Once you have a reader, gone are the days of calling up a girlfriend to schedule a playdate and spelling out the plans, "Hey, can y'all P-L-A-Y later? Great! Do you wanna G-O-S-W-I-M-M-I-N-G or take a P-I-C-N-I-C to the P-A-R-K?"
This is important to do, because should the plans be cancelled or changed at the last minute, your tiny people will whine. The. Rest. Of. The. Day.
Once you have a reader, you can no longer tell your husband to quit being a J-A-C-K-A-S-S about how much you spent last month.... on groceries. And, you can no longer tell him that he can take his M-O-T-H-E-R-F-L-I-P-P-I-N-G budget and shove it up his T-I-G-H-T-A-S-S. Not that I would EVER speak or spell in such a manner though. Nope, not me.
Also, forget spelling out your children's birthday wish list items to your mother-in-law over the phone. And don't ever forget to logout of your e-mail account around Christmastime, since you did just send that list to your husband titled, "STUFF KIDS WANT FROM SANTA... FIT THIS INTO YOUR BUDGET, BUTT HEAD."
Spelling out names and details you are discussing no longer works either. Instead of saying, "Today at Burger King, S-U-E-E-L-L-E-N tried to tell me that lil' J-O-H-N-P-A-R-K-E-R was potty trained at 18 months, and glanced down all self-righteous, looking at my 2 year old in a diaper still. I wanted to scream at her, 'Your kid just laid a T-U-R-D up in the tunnel, you I-D-I-O-T! I'm no D-U-M-M-Y!' So, if you call that potty-trained, then fine. But I don't want to clean C-R-A-P out of underwear! You know? Why does she have to be all high and mighty? I don't think we can play with them anymore. It's just not good for my Christianity!"
It doesn't stop there. Don't write anything embarrassing on your grocery list that you don't want announced loud and proud for all Publix patrons to hear... "Mommy! Next on your list is ta-tam-tamp-TAMPONS!! DID YOU GET YOUR EXTRA ABSORBENCY TAMPONS YET MOMMA?? Oh, you did?? Okay, then now on the list is pr-prep-prepar...umm...PREPARATION H! How about that one? Did you get your PREPARATION H YET MOMMA??" Awesome. And, if you have a smart-alek husband like mine, who sees your list out on the counter then adds naughty items to the list while you aren't looking, you might have a hard time explaining some of those as well. Yes, you could just re-write the list when you notice he's done that, but if you've got the time to re-write a list you've been scribbling on for the last four days, then you've got more time on your hands than I do.

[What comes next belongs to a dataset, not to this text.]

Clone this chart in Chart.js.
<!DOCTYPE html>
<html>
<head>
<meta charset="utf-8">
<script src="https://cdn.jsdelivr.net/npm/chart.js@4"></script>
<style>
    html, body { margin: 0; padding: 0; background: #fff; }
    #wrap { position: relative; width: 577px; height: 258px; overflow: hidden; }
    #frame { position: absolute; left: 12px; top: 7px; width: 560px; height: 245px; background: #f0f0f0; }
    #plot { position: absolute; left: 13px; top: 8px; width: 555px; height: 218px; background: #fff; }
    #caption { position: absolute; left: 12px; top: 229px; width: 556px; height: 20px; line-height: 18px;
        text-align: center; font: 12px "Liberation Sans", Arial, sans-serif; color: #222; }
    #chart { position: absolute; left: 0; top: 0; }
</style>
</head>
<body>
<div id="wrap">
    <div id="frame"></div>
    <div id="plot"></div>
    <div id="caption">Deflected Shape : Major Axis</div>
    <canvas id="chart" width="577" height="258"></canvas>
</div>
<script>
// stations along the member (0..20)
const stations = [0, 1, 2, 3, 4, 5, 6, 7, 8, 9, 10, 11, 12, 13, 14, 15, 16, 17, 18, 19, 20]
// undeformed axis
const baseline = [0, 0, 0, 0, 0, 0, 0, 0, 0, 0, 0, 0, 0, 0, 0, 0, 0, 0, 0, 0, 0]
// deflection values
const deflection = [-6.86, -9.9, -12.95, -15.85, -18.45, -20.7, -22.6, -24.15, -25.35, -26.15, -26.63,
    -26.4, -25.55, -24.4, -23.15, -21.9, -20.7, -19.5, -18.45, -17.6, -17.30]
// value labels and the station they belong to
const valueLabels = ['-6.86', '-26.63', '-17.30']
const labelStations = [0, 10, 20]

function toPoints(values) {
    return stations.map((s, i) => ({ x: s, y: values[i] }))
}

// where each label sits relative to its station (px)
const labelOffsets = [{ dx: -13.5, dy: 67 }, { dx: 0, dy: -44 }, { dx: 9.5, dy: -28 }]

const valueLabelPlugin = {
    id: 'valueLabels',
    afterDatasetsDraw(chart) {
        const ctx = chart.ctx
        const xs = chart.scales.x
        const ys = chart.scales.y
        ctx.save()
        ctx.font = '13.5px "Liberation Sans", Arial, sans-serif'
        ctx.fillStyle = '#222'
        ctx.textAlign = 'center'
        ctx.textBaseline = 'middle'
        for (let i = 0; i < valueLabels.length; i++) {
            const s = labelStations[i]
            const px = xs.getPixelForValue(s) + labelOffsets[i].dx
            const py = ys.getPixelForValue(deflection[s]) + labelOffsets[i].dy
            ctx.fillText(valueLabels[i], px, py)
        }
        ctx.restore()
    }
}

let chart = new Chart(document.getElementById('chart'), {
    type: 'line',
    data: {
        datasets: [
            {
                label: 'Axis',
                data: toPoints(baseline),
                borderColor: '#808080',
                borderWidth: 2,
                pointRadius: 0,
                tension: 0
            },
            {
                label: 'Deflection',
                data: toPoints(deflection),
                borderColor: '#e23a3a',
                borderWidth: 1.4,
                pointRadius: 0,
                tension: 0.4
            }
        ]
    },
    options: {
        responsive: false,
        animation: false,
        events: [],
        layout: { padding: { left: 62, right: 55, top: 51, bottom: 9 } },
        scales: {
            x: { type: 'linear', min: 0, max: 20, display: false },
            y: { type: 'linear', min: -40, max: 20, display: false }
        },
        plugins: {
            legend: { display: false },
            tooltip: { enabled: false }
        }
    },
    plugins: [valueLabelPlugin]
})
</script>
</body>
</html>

So, if you're an under-achiever like me, who's completely fine with allowing the kindergarten teacher to do her job and teach your child to read when they're five years old, instead of five days old, take pride in the fact that you're not a helicopter parent. And at the next playdate, when SueEllen starts to brag on lil' John Parker for being able to read at six months, boldly look her in the eyes and say, "So?"
Invent a program that teaches ALL the males in my house to ring the toilet when taking a leak. Then, I'll be impressed.